Docs test heart implant to prevent strokes

At least 120,000 Americans a year suffer strokes because of a common irregular heartbeat  one that’s on the rise, hard to treat and can shoot deadly blood clots straight to the brain….click & see

Now doctors are experimenting with a new way to prevent those brain attacks: a tiny device that seals off a little section of the jiggling heart where the clots form.

If it works   and a major study is under way   the Watchman device might provide long-needed protection for thousands of people with atrial fibrillation, whose main hope now is a problematic blood-thinning drug that too many can’t tolerate.

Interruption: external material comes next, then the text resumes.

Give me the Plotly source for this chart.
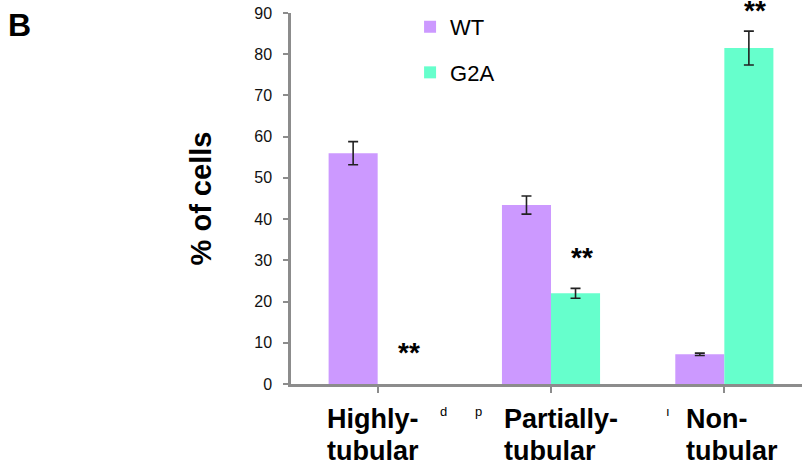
import plotly.graph_objects as go

categories = ["Highly-tubular", "Partially-tubular", "Non-tubular"]
label_line1 = ["Highly-", "Partially-", "Non-"]
label_line2 = ["tubular", "tubular", "tubular"]
wt_values = [56.0, 43.4, 7.2]
wt_errors = [2.8, 2.2, 0.3]
g2a_values = [0.0, 22.0, 81.5]
g2a_errors = [0.0, 1.2, 4.1]
sig_labels = ["**", "**", "**"]
sig_y = [7.7, 30.7, 90.6]
y_ticks = [0, 10, 20, 30, 40, 50, 60, 70, 80, 90]

FONT = "Liberation Sans, Arial, sans-serif"
WT_COLOR = "#cc99ff"
G2A_COLOR = "#66ffcc"
AXIS_COLOR = "#8c8c8c"

W, H = 802, 471
L, R, T, B = 291, 0, 13, 87
PW, PH = W - L - R, H - T - B


def px_to_paper_x(px):
    return (px - L) / PW


def px_to_paper_y(py):
    return (H - B - py) / PH


x_idx = list(range(len(categories)))

fig = go.Figure()
fig.add_trace(go.Bar(
    x=x_idx, y=wt_values, name="WT", marker=dict(color=WT_COLOR, line=dict(width=0)),
    error_y=dict(type="data", array=wt_errors, visible=True,
                 color="#222222", thickness=1.6, width=5),
    legendgroup="wt",
))
# zero-height bars carry no error bar, so only non-zero points are drawn
g_x = [i for i, v in zip(x_idx, g2a_values) if v > 0]
g_y = [v for v in g2a_values if v > 0]
g_e = [e for v, e in zip(g2a_values, g2a_errors) if v > 0]
fig.add_trace(go.Bar(
    x=g_x, y=g_y, name="G2A", marker=dict(color=G2A_COLOR, line=dict(width=0)),
    error_y=dict(type="data", array=g_e, visible=True,
                 color="#222222", thickness=1.6, width=5),
    legendgroup="g2a",
))

label_shift = [-53, -49, -40]
annotations = []
for i in x_idx:
    for txt, py in ((label_line1[i], 419), (label_line2[i], 450.5)):
        annotations.append(dict(
            x=i, y=px_to_paper_y(py), xref="x", yref="paper", text="<b>" + txt + "</b>",
            showarrow=False, xanchor="left", yanchor="middle", align="left",
            xshift=label_shift[i],
            font=dict(family=FONT, size=27, color="#000000"),
        ))
# significance markers over the G2A bars
for i, s in enumerate(sig_labels):
    yv = min(sig_y[i], 89.0)
    ys = (sig_y[i] - yv) * PH / 90.0
    annotations.append(dict(
        x=i, y=yv, xref="x", yref="y", text="<b>" + s + "</b>", showarrow=False,
        xanchor="center", yanchor="middle", xshift=31, yshift=ys,
        font=dict(family=FONT, size=28, color="#000000"),
    ))
# panel letter
annotations.append(dict(
    x=px_to_paper_x(6), y=px_to_paper_y(5), xref="paper", yref="paper",
    xanchor="left", yanchor="top", text="<b>B</b>", showarrow=False,
    font=dict(family=FONT, size=32, color="#000000"),
))
fragment_text = ["d", "p", "ı"]
fragment_x = [443, 478, 668]
for t, px in zip(fragment_text, fragment_x):
    annotations.append(dict(
        x=px_to_paper_x(px), y=px_to_paper_y(411), xref="paper", yref="paper",
        xanchor="center", yanchor="middle",
        text=t, showarrow=False, font=dict(family=FONT, size=13, color="#000000"),
    ))

fig.update_layout(
    width=W, height=H,
    margin=dict(l=L, r=R, t=T, b=B, pad=0),
    paper_bgcolor="white", plot_bgcolor="white",
    barmode="group", bargap=0.434, bargroupgap=0,
    font=dict(family=FONT, color="#000000"),
    showlegend=True,
    legend=dict(
        x=0.233, y=1.019, xanchor="left", yanchor="top",
        font=dict(family=FONT, size=22, color="#000000"),
        traceorder="grouped", tracegroupgap=14, bgcolor="rgba(0,0,0,0)",
    ),
    xaxis=dict(
        range=[-0.5, 2.448], tickmode="array", tickvals=x_idx, ticktext=["", "", ""],
        tickson="boundaries", ticks="outside", ticklen=6, tickcolor=AXIS_COLOR, tickwidth=1.5,
        showline=True, linecolor=AXIS_COLOR, linewidth=2.5, showgrid=False, zeroline=False,
        fixedrange=True,
    ),
    yaxis=dict(
        range=[0, 90], tickmode="array", tickvals=y_ticks,
        ticks="outside", ticklen=5, tickcolor=AXIS_COLOR, tickwidth=1.5,
        showline=True, linecolor=AXIS_COLOR, linewidth=2.5, showgrid=False, zeroline=False,
        tickfont=dict(family=FONT, size=16, color="#111111"),
        ticklabelstandoff=8,
        title=dict(text="<b>% of cells</b>", font=dict(family=FONT, size=29, color="#000000"),
                   standoff=35),
        automargin=False,
    ),
    annotations=annotations,
)

fig.write_html(
    "out.html",
    config={"displayModeBar": False},
    post_script="document.body.style.margin='0';document.body.style.overflow='hidden';",
)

“I don’t think I’m biased, but it could potentially revolutionise a-fib, which is a ton of people,”says Steven Almany, vice chief of cardiology at William Beaumont Hospital in Royal Oak, Michigan. He has implanted the Watchman into more than a dozen patients so far.

About 2.8 million Americans have atrial fibrillation, the most common type of irregular heartbeat. It is most common among the elderly, and cases are increasing as the population greys.

A-fib occurs when the heart’s top chambers, called the atria, get out of sync with the bottom chambers’ pumping. The atria speed up, sometimes so fast that they quiver like a bag of worms. Blood pools inside a pocket of the heart, allowing clots to form.

About 20% of the nation’s strokes are blamed on the condition, and they tend to be particularly severe. About a third of the victims die, and another third are significantly disabled.

The blood thinner warfarin, also called Coumadin, lowers the stroke risk dramatically. But it is very difficult to use    it can’t be taken together with dozens of other medicines. In addition, side effects include serious, even life-threatening, bleeding.

By some estimates, almost half the people who should take the drug can’t or won’t, and “there are lots of people out there on Coumadin who want off,”says William Gray, a cardiologist studying the Watchman at New York’s Columbia University Medical Center. “This provides the opportunity, hopefully, to get them off the drug.”

In atrial fibrillation, 90% of stroke-causing blood clots collect inside a jalapeno pepper-shaped flap of tissue that hangs off the edge of the left atrium. The Watchman physically seals off that flap, depriving clots of their staging area.